What’s the News: A fungus that his been wiping out frog species all over the world is creeping into the last area patch of tropical mountains in the Americas escape its scourge, the Darien National Park in Panama, and scientists are scrambling to save what species they can.
Frogs have been taking a beating over the last three decades, due in large part to a ruthless killer called chytrid fungus. Identified in the late ’90s, the fungus is startlingly lethal, driving 50% of species into extinction and killing 80% of individuals within five months of appearing at one location in Panama. It spreads through water via spores, affecting even areas where humans have not penetrated. “It is the worst infectious disease ever recorded among vertebrates in terms of the number of species impacted, and its propensity to drive them to extinction,” wrote a team of scientists in a 2005 World Conservation Union report [pdf].
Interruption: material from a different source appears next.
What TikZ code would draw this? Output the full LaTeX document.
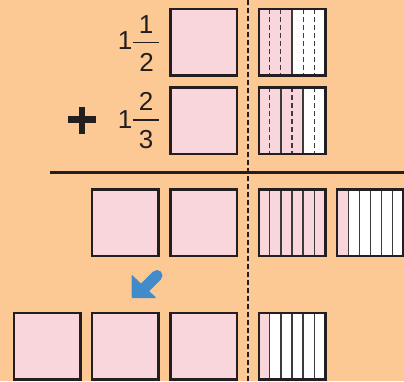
\documentclass[tikz,border=0pt]{standalone}
\usepackage{fontspec}
\setmainfont{Liberation Sans}
\usetikzlibrary{calc}
\definecolor{bgc}{RGB}{252,201,148}
\definecolor{pinkc}{RGB}{249,214,220}
\definecolor{bord}{RGB}{35,31,32}
\definecolor{stripc}{RGB}{60,58,60}
\definecolor{arrowc}{RGB}{66,139,202}
\tikzset{
  sq/.style={minimum size=66.5pt, inner sep=0pt, outer sep=0pt, line width=2.5pt, draw=bord, fill=pinkc},
  sqx/.style={minimum size=66.5pt, inner sep=0pt, outer sep=0pt},
  bordline/.style={line width=2.5pt, draw=bord},
  solidstrip/.style={line width=1.3pt, draw=stripc},
  dashstrip/.style={line width=1.1pt, draw=stripc, dash pattern=on 5pt off 3pt},
  digit/.style={inner sep=0pt, outer sep=0pt, font=\fontsize{26}{26}\selectfont, text=bord},
}
\begin{document}
\begin{tikzpicture}[x=1pt,y=-1pt]
\useasboundingbox (0,0) rectangle (404,381);
\fill[bgc] (0,0) rectangle (404,381);

% divider lines
\coordinate (dtop) at (248,0);
\coordinate (dbot) at (248,381);
\draw[line width=1.2pt, draw=bord, dash pattern=on 5pt off 3pt] (dtop) -- (dbot);
\coordinate (hl) at (50,172);
\coordinate (hr) at (404,172);
\draw[line width=3pt, draw=bord] (hl) -- (hr);

% numbers
\node[digit] (w1) at (125,41) {1};
\node[digit] (n1) at (146,25) {1};
\node[digit] (d1) at (146.5,62.5) {2};
\coordinate (b1l) at (132.5,42.3);
\coordinate (b1r) at (159,42.3);
\draw[line width=1.2pt, draw=bord] (b1l) -- (b1r);

\node[digit] (w2) at (125,119.5) {1};
\node[digit] (n2) at (146,101) {2};
\node[digit] (d2) at (146,139.5) {3};
\coordinate (b2l) at (132.5,120);
\coordinate (b2r) at (159,120);
\draw[line width=1.2pt, draw=bord] (b2l) -- (b2r);

% plus sign
\coordinate (ph1) at (68,119.5);
\coordinate (ph2) at (96,119.5);
\coordinate (pv1) at (82,106.5);
\coordinate (pv2) at (82,133.5);
\draw[line width=6.2pt, draw=bord] (ph1) -- (ph2);
\draw[line width=6.2pt, draw=bord] (pv1) -- (pv2);

% plain squares
\node[sq] (a1) at (203.6,42.2) {};
\node[sq] (a2) at (203.6,120.5) {};
\node[sq] (c3) at (125,222.7) {};
\node[sq] (d3) at (203.6,222.7) {};
\node[sq] (b4) at (47,346.2) {};
\node[sq] (c4) at (125,346.2) {};
\node[sq] (d4) at (203.6,346.2) {};

% strip squares
\newcommand{\stripbox}[5]{%
  % #1 name, #2 position, #3 pink count, #4 solid list, #5 dashed list
  \node[sqx] (#1) at (#2) {};
  \fill[white] (#1.north west) rectangle (#1.south east);
  \fill[pinkc] (#1.north west) rectangle ($(#1.south west)!#3/6!(#1.south east)$);
  \foreach \k in {#4} {\draw[solidstrip] ($(#1.north west)!\k/6!(#1.north east)$) -- ($(#1.south west)!\k/6!(#1.south east)$);}
  \foreach \k in {#5} {\draw[dashstrip] ($(#1.north west)!\k/6!(#1.north east)$) -- ($(#1.south west)!\k/6!(#1.south east)$);}
  \draw[bordline] (#1.north west) rectangle (#1.south east);
}
\stripbox{s1}{292,42.2}{3}{3}{1,2,4,5}
\stripbox{s2}{292,120.5}{4}{2,4}{1,3,5}
\stripbox{s3}{292,222.7}{6}{1,2,3,4,5}{}
\stripbox{s4}{370.4,222.7}{1}{1,2,3,4,5}{}
\stripbox{s5}{292,346.2}{1}{1,2,3,4,5}{}

% blue arrow
\coordinate (at1) at (157,275.5);
\coordinate (at2) at (141,291.5);
\coordinate (ah1) at (131.5,274.5);
\coordinate (ah2) at (131.5,298);
\coordinate (ah3) at (156.5,298);
\draw[line width=11pt, draw=arrowc, line cap=round] (at1) -- (at2);
\fill[arrowc, rounded corners=1pt] (ah1) -- (ah2) -- (ah3) -- cycle;
\end{tikzpicture}
\end{document}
Andrew Crawford and his colleagues discovered 11 new species of amphibians in Panama. But they wish it hadn’t happened this way.
The team just completed a long-term study of amphibians in Panama’s Omar Torrijos National Park, published in the Proceedings of the National Academy of Sciences, showing the startling disappearance of species there. Co-author Karen Lips began the study back before the disease chytridiomycosis, which is caused by a fungus called Batrachochytrium dendrobatidis and has devastated amphibian populations, reached that place and began to afflict its inhabitants.
The pre-decline surveys identified 63 species of amphibians within just a 1.5-square-mile (4-square-kilometer) area. After 2004, 25 of those species had disappeared from the site. As of 2008, none had reappeared. An additional nine species saw an 85 percent to 99 percent decline in their abundance [MSNBC].